Nikon D800E and Solid ND Filters

After a brief trial with a D800E, I was sold. The combination of usability, dynamic range, and megapixel count far surpassed the capability of my Canon 5DII. So I sold my Canon gear on eBay, and completely switched to Nikon. I currently use the D800E as my main body, and have a D800 for backup. I like to experiment with my Hoya 10-stop solid ND filter, for several-minute exposures uaually for cloud streaks or water scenes. Since I began shooting with the D800E, I noticed my shots with the solid ND were plagued by a purple streak across the center of the image (see below for the RAW file, click to enlarge). At first, I thought it was the filter. I looked at it carefully under bright light... no scratches. Then I thought it was the lens (I had only used the Nikkor 24-70)... but when I tried with the telephoto lens the same thing happened. Then I thought it was the fact that the D800E does not have an antialiasing filter. There probably is something to this; the antialiasing filter does shield infrared light which can produce strange artifact. But that did't make complete sense. After doing a little reading, I discovered the problem. The camera, at long exposures, is prone to light leak from the viewfinder. There is a little switch next to the viewfinder that allows you to close it. Problem solved. I'm posting this in case anyone runs into a similar problem. It's an easy fix, and hope to prevent someone from going out and buying new filters/lenses, etc., unnecessarily. Cheers!

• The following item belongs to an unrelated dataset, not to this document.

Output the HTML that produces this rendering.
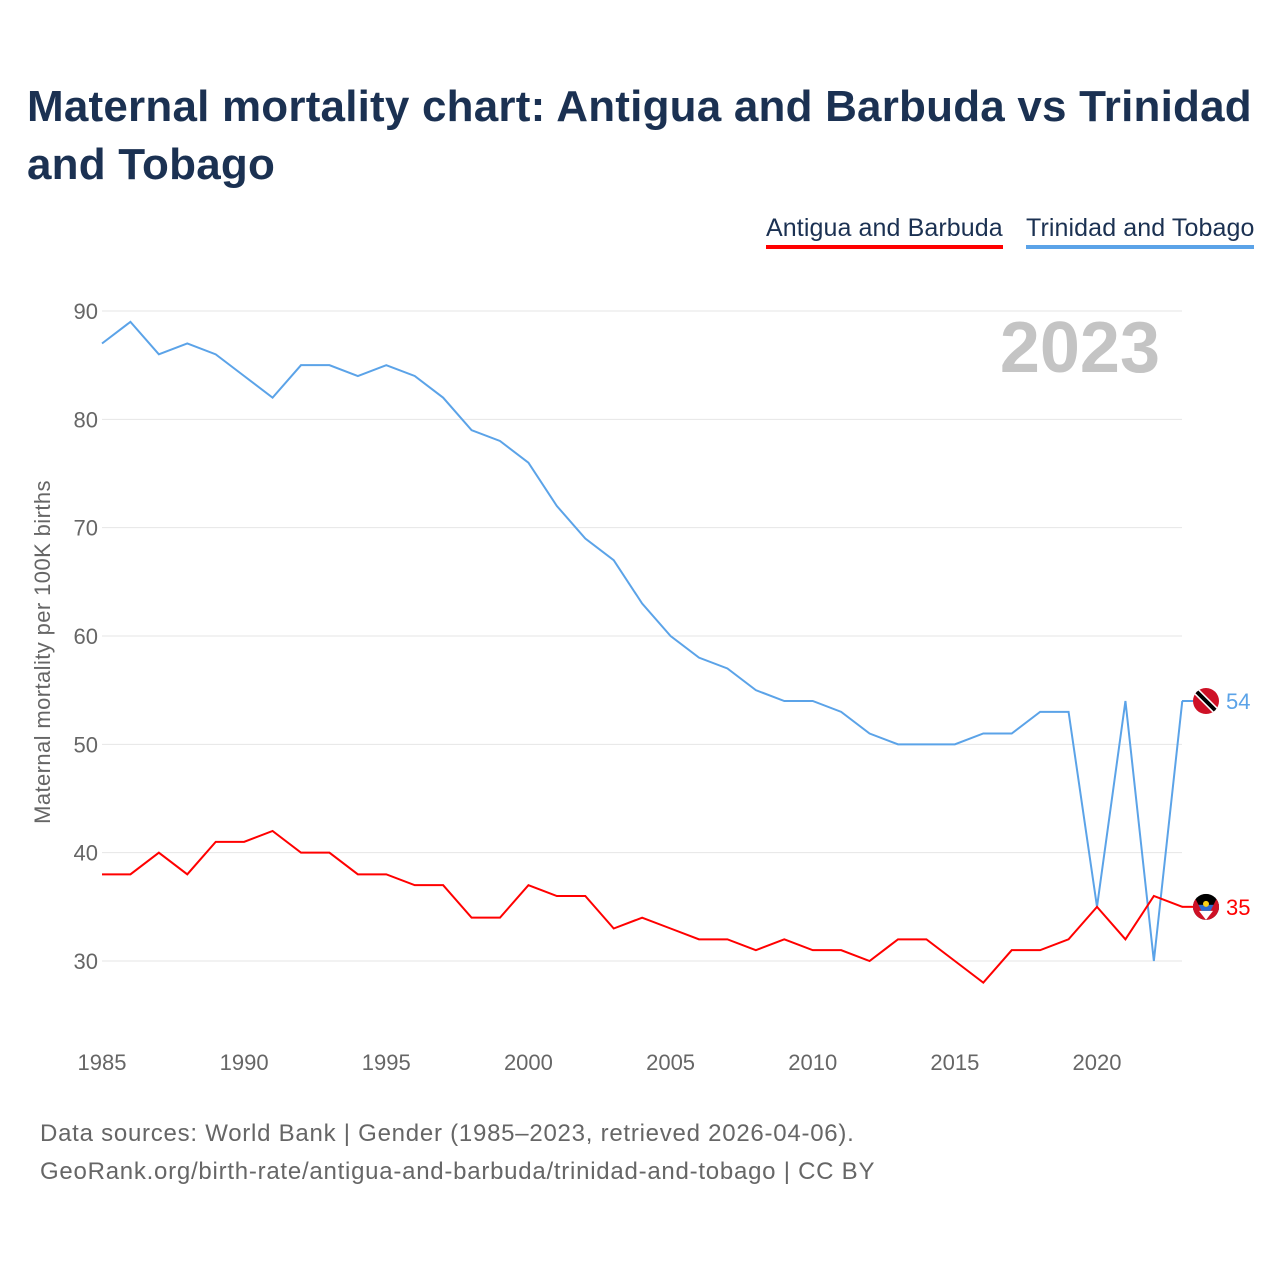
<!DOCTYPE html>
<html><head><meta charset="utf-8"><style>
body{margin:0;background:#fff;font-family:"Liberation Sans",sans-serif;}
#wrap{position:relative;width:1280px;height:1280px;overflow:hidden}
h1{position:absolute;left:27px;top:78px;margin:0;font-size:44px;line-height:58px;color:#1b3152;font-weight:bold;width:1240px;letter-spacing:0.2px}
.leg{position:absolute;top:214px;font-size:25px;color:#1b3152;padding-bottom:2px;letter-spacing:0.1px}
.src{position:absolute;left:40px;font-size:24px;color:#666;letter-spacing:0.75px}
</style></head><body><div id="wrap">
<h1>Maternal mortality chart: Antigua and Barbuda vs Trinidad and Tobago</h1>
<div class="leg" style="left:766px;border-bottom:4px solid #f00">Antigua and Barbuda</div>
<div class="leg" style="left:1026px;border-bottom:4px solid #5ba3e8">Trinidad and Tobago</div>
<svg id="svg" width="1280" height="1280" style="position:absolute;left:0;top:0"></svg>
<div class="src" style="top:1120px">Data sources: World Bank | Gender (1985–2023, retrieved 2026-04-06).</div>
<div class="src" style="top:1158px">GeoRank.org/birth-rate/antigua-and-barbuda/trinidad-and-tobago | CC BY</div>
</div>
<script>
const years=[];for(let y=1985;y<=2023;y++)years.push(y);
const trinidad=[87,89,86,87,86,84,82,85,85,84,85,84,82,79,78,76,72,69,67,63,60,58,57,55,54,54,53,51,50,50,50,51,51,53,53,35,54,30,54];
const antigua=[38,38,40,38,41,41,42,40,40,38,38,37,37,34,34,37,36,36,33,34,33,32,32,31,32,31,31,30,32,32,30,28,31,31,32,35,32,36,35];
const yTicks=[30,40,50,60,70,80,90];
const xTicks=[1985,1990,1995,2000,2005,2010,2015,2020];
const NS="http://www.w3.org/2000/svg";const svg=document.getElementById('svg');
const X=y=>102+(y-1985)*(995/35);const Y=v=>961-(v-30)*(650/60);
function mk(t,a,txt,parent){const e=document.createElementNS(NS,t);for(const k in a)e.setAttribute(k,a[k]);if(txt!=null)e.textContent=txt;(parent||svg).appendChild(e);return e;}
yTicks.forEach(v=>{
 const l=mk('line',{x1:102,x2:1182,y1:Y(v),y2:Y(v),stroke:'#e6e6e6','stroke-width':1});
 
 
 const t=mk('text',{x:98,y:Y(v)+8,'text-anchor':'end','font-size':22,fill:'#666'},v);
 
 
});
xTicks.forEach(v=>{
 const t=mk('text',{x:X(v),y:1070,'text-anchor':'middle','font-size':22,fill:'#666'},v);
 
 
});
const yt=mk('text',{x:0,y:0,transform:'translate(50,652) rotate(-90)','text-anchor':'middle','font-size':22,fill:'#666','letter-spacing':'0.4'},'Maternal mortality per 100K births');


const yr=mk('text',{x:1160,y:372,'text-anchor':'end','font-size':72,'font-weight':'bold',fill:'#c4c4c4'},'2023');


const defs=mk('defs',{});
function series(d,c,name){
 const p=mk('polyline',{points:d.map((v,i)=>X(years[i])+','+Y(v)).join(' '),fill:'none',stroke:c,'stroke-width':2});
 
 
 const last=d[d.length-1],ly=Y(last);
 const ln=mk('line',{x1:1182,x2:1194,y1:ly,y2:ly,stroke:c,'stroke-width':2});
 
 
 const cp=mk('clipPath',{id:'clip-'+name},null,defs);
 mk('circle',{cx:1206,cy:ly,r:13},null,cp);
 const g=mk('g',{'clip-path':'url(#clip-'+name+')'});
 
 
 if(name=='trinidad'){
  mk('rect',{x:1193,y:ly-13,width:26,height:26,fill:'#ce1126'},null,g);
  mk('line',{x1:1196,y1:ly-10,x2:1216,y2:ly+10,stroke:'#fff','stroke-width':7},null,g);
  mk('line',{x1:1196,y1:ly-10,x2:1216,y2:ly+10,stroke:'#000','stroke-width':4},null,g);
 } else {
  mk('rect',{x:1193,y:ly-13,width:26,height:26,fill:'#000'},null,g);
  mk('rect',{x:1193,y:ly-2,width:26,height:6,fill:'#2a6ad0'},null,g);
  mk('path',{d:`M1193 ${ly-13} L1206 ${ly+13} L1193 ${ly+13}Z M1219 ${ly-13} L1206 ${ly+13} L1219 ${ly+13}Z`,fill:'#ce1126'},null,g);
  mk('path',{d:`M1199 ${ly+4} L1213 ${ly+4} L1206 ${ly+13}Z`,fill:'#fff'},null,g);
  mk('circle',{cx:1206,cy:ly-3,r:3,fill:'#fcd116'},null,g);
 }
 const t=mk('text',{x:1226,y:ly+8,'font-size':22,fill:c},last);
 
 
}
series(trinidad,'#5ba3e8','trinidad');
series(antigua,'#ff0000','antigua');
</script></body></html>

See more on my website: Exploring Light Photography


John W. Wall said...

The old Nikon F3 had that viewfinder switch back in the 1970s. I was happy to finally have that again when I switched from D300 to D800. And thanks for a valuable tip!

Chris said...

Thanks, John. I also read that light leak is possible through the focal length ruler on the lens body. Some people cover that with black electrical tape.

Unknown said...

Thank you for the tip. I never noticed the switch on on d800 before.